We’re taking a huge leap at the next meeting, February had us “enjoying” his first novel, March provides us with his last…
Who needs chronology?
Quite so Ian – we’re doing a sort of whistle stop tour at the moment! We could carry on like this and do A Little Learning – Waugh’s autobiography – or go back to the beginning and work through. Let’s see how we go. We’re certainly not going to run out of material any time soon…
So glad you came to discuss Decline and Fall despite your mild antipathy. I really enjoyed the conversation too. Thanks also for agreeing to write next month’s report 🙂
Lovely to meet you all and discuss so many topics! All this and cake too.
Glad you can post, now Elizabeth…
Sorry to ask such a crass question, but I can’t seem to find the answer anywhere on these webpages.
Do you know when the new Decline and Fall is going to be published and available for sale, and what its price will be?
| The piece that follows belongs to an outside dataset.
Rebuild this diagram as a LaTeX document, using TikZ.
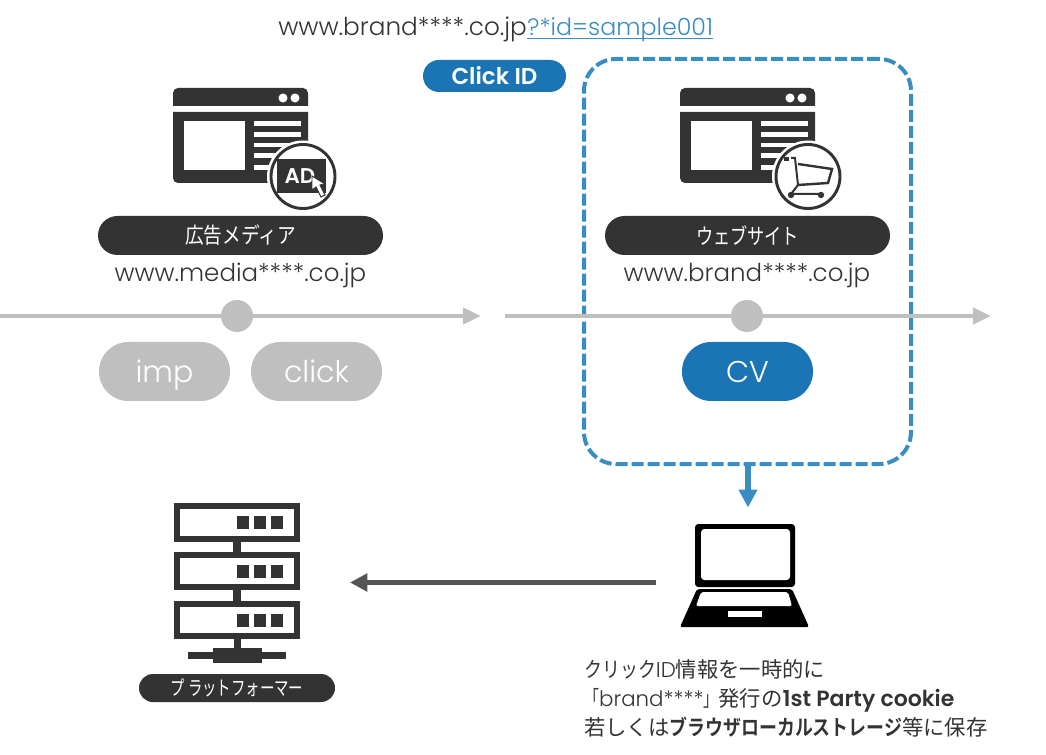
\documentclass[tikz,border=0pt]{standalone}
\usepackage{fontspec}
\usetikzlibrary{arrows.meta,calc}
\setmainfont{Poppins}[UprightFont=* Light,BoldFont=* SemiBold]
\newfontfamily\jp{Noto Sans CJK JP}[BoldFont=* Bold]
\newcommand{\fsz}[1]{\fontsize{#1}{#1}\selectfont}
\definecolor{dk}{HTML}{333333}
\definecolor{gy}{HTML}{BFBFBF}
\definecolor{bl}{HTML}{1B75B5}
\definecolor{dbl}{HTML}{3A8DC2}
\tikzset{
 pill/.style={rounded corners=19.4pt,inner sep=0,anchor=center,align=center},
 greypill/.style={pill,fill=gy,text=white,minimum width=98.25pt,minimum height=44.25pt,rounded corners=22pt,font=\fsz{22.5},text height=17pt,text depth=0pt},
 darkpill/.style={pill,fill=dk,text=white,minimum width=213.75pt,minimum height=29.25pt,rounded corners=14.6pt},
 urltext/.style={text=dk,inner sep=0,font=\fsz{18.4}},
 axisline/.style={line width=3.4pt,gy,-{Triangle[length=13.5pt,width=12pt]}},
 dotmark/.style={circle,fill=gy,minimum size=24pt,inner sep=0},
 ico/.style={fill=dk,draw=none},
 whitefill/.style={fill=white,draw=none},
 srv/.style={draw=dk,line width=4.6pt,fill=white}
}
\newcommand{\browser}[1]{%
 \begin{scope}[shift={(#1,0)}]
  \fill[ico] (173,106) -- (173,93) to[out=90,in=180] (178,88) -- (303,88) to[out=0,in=90] (308,93) -- (308,106) -- cycle;
  \fill[ico] (173,112) -- (173,178) to[out=-90,in=180] (178,183) -- (303,183) to[out=0,in=-90] (308,178) -- (308,112) -- cycle;
  \fill[whitefill] (184,121) rectangle (245,170);
  \foreach \yy/\yb in {121/126,132/137,143/147.5,153/158,165/170}
    \fill[whitefill] (254,\yy) rectangle (301,\yb);
  \fill[whitefill] (283,98) circle[radius=3.4pt] (295,98) circle[radius=3.4pt];
 \end{scope}}
\begin{document}
\begin{tikzpicture}[x=0.75pt,y=-0.75pt]
\useasboundingbox (0,0) rectangle (1046,755);
% top url
\node[urltext,anchor=base west,font=\fsz{18.55}] (urla) at (278,36) {www.brand****.co.jp};
\node[inner sep=0,anchor=base west,text=dbl,font=\fsz{17.8}] (urlb) at (urla.base east) {\underline{\smash{?*id=sample001}}};
% click id
\node[pill,fill=bl,text=white,minimum width=107.25pt,minimum height=24pt,rounded corners=12pt,font=\fsz{17.2}\bfseries] (clickid) at (494.5,76) {Click ID};
% dashed box
\node[draw=dbl,line width=3pt,dash pattern=on 9pt off 3pt,rounded corners=24pt,minimum width=245.25pt,minimum height=303.75pt,inner sep=0] (box) at (747.5,261.5) {};
% browsers
\browser{0}
\browser{507}
% AD circle
\fill[white] (303,176.5) circle[radius=27pt];
\draw[dk,line width=2.2pt,fill=white] (303,176.5) circle[radius=24pt];
\fill[dk] (277,159) rectangle (326,193);
\node[text=white,inner sep=0,font=\fsz{16}\bfseries] (adtext) at (300,176.5) {AD};
\draw[fill=white,draw=dk,line width=0.7pt] (312,176) -- (312,190) -- (316,187) -- (321,197) -- (325,195) -- (320,185) -- (325,184) -- cycle;
% cart circle
\fill[white] (808,176.5) circle[radius=27pt];
\draw[dk,line width=2.2pt,fill=white] (808,176.5) circle[radius=24pt];
\fill[dk] (784,157) rectangle (789,161);
\draw[dk,line width=1.5pt] (791,158) -- (795,158) -- (798,185) -- (791,194) -- (822,194);
\draw[dk,line width=1.8pt] (798,164) -- (832,169) -- (828,183) -- (798,185);
\fill[dk] (791,195) circle[radius=2.4pt] (821,195) circle[radius=2.4pt];
% pills
\node[darkpill] (media) at (240.5,235.5) {\jp\fsz{16.5}\scalebox{0.85}[1]{広告メディア}};
\node[darkpill] (site) at (747.5,235.5) {\jp\fsz{16.5}\scalebox{0.78}[1]{ウェブサイト}};
\node[urltext] (mediaurl) at (240.5,275.5) {www.media****.co.jp};
\node[urltext] (siteurl) at (747,275.5) {www.brand****.co.jp};
% axes
\coordinate (la) at (0,316); \coordinate (lb) at (481,316);
\coordinate (ra) at (505,316); \coordinate (rb) at (991,316);
\draw[axisline] (la) -- (lb);
\draw[axisline] (ra) -- (rb);
\node[dotmark] (dotl) at (237,316) {};
\node[dotmark] (dotr) at (747,316) {};
\node[greypill] (imp) at (164.5,371.5) {imp};
\node[greypill] (click) at (316.5,371.5) {click};
\node[greypill,fill=bl] (cv) at (747.5,371.5) {CV};
% laptop
\fill[black,rounded corners=2.5pt] (695,524) rectangle (795,587);
\fill[white,rounded corners=2.5pt] (701,529) rectangle (790,580);
\fill[black,rounded corners=1.5pt] (697,589) -- (792,589) -- (809,627) -- (680,627) -- cycle;
\fill[white,rounded corners=1.5pt] (701,592) -- (788,592) -- (792,606) -- (696,606) -- cycle;
\fill[white] (728,611) rectangle (762,617);
\node[inner sep=0,minimum width=97.5pt,minimum height=77pt] (laptop) at (745,575.5) {};
% server
\node[srv,minimum width=90pt,minimum height=24.5pt,inner sep=0] (s1) at (237,522.5) {};
\node[srv,minimum width=90pt,minimum height=24.5pt,inner sep=0] (s2) at (237,571) {};
\node[srv,minimum width=90pt,minimum height=24.5pt,inner sep=0] (s3) at (237,620) {};
\foreach \yy in {516,565,614} \foreach \xx in {237,254,271}
  \fill[dk] (\xx,\yy) rectangle ++(12,12.5);
\draw[dk,line width=5.5pt] (s1) -- (s2);
\draw[dk,line width=5.5pt] (s2) -- (s3);
\fill[dk] (233.5,639) rectangle (240.5,648);
\fill[dk] (188,652) rectangle (286,659);
\fill[dk] (213,648) rectangle (262,663);
\node[darkpill,minimum width=147pt,minimum height=21pt,rounded corners=10.5pt] (plat) at (237,688) {\jp\fsz{15}\scalebox{0.72}[1]{プ\hspace{3pt}ラットフォーマー}};
% arrows
\coordinate (down) at (748,507.5);
\coordinate (leftend) at (350,582.5);
\coordinate (leftstart) at (655.5,582.5);
\draw[dbl,line width=4.5pt,-{Triangle[length=13.5pt,width=13.5pt]}] (box.south -| down) -- (down);
\draw[black!67,line width=3.4pt,-{Triangle[length=13pt,width=13pt]}] (leftstart) -- (leftend);
% caption
\node[inner sep=0,anchor=base west,text=dk] (c1) at (584,677) {\fsz{16}\jp\scalebox{0.84}[1]{クリック}\rmfamily ID\jp 情報を一時的に};
\node[inner sep=0,anchor=base west,text=dk] (c2) at (584,706) {\fsz{16}\jp\scalebox{0.7}[1]{「}\rmfamily brand****\jp\scalebox{0.7}[1]{」}発行の\rmfamily\bfseries\fsz{16.5}1st Party cookie};
\node[inner sep=0,anchor=base west,text=dk] (c3) at (584,735) {\fsz{16}\jp 若しくは\bfseries\scalebox{0.84}[1]{ブラウザローカルストレージ}\mdseries 等に保存};
\end{tikzpicture}
\end{document}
I ask because I need a new copy of Decline and Fall, and though I’d like to start collecting at least some of the new Complete Works series, and replace some of my old, crumbling Little, Brown editions, if Oxford University Press is going to be asking hundreds of dollars per volume, as it has with some of its other “Complete Works” series, there’s no sense waiting for volumes I won’t be able to afford.
Thanks!
Morning Richard
Not to worry at all!
I don’t know the exact price as it’s set by the publisher. It will be as that’s on a par with OUP’s ‘Complete Works’ volumes, so probably not one to read in the bath. I doubt it will run into the hundreds though!
Decline and Fall won’t be in the very first batch, which will be published late summer next year. The first ones out are likely to be Vile Bodies, A Little Learning, Rossetti, and the first volumes of Personal Writings and Essays, Articles and Reviews.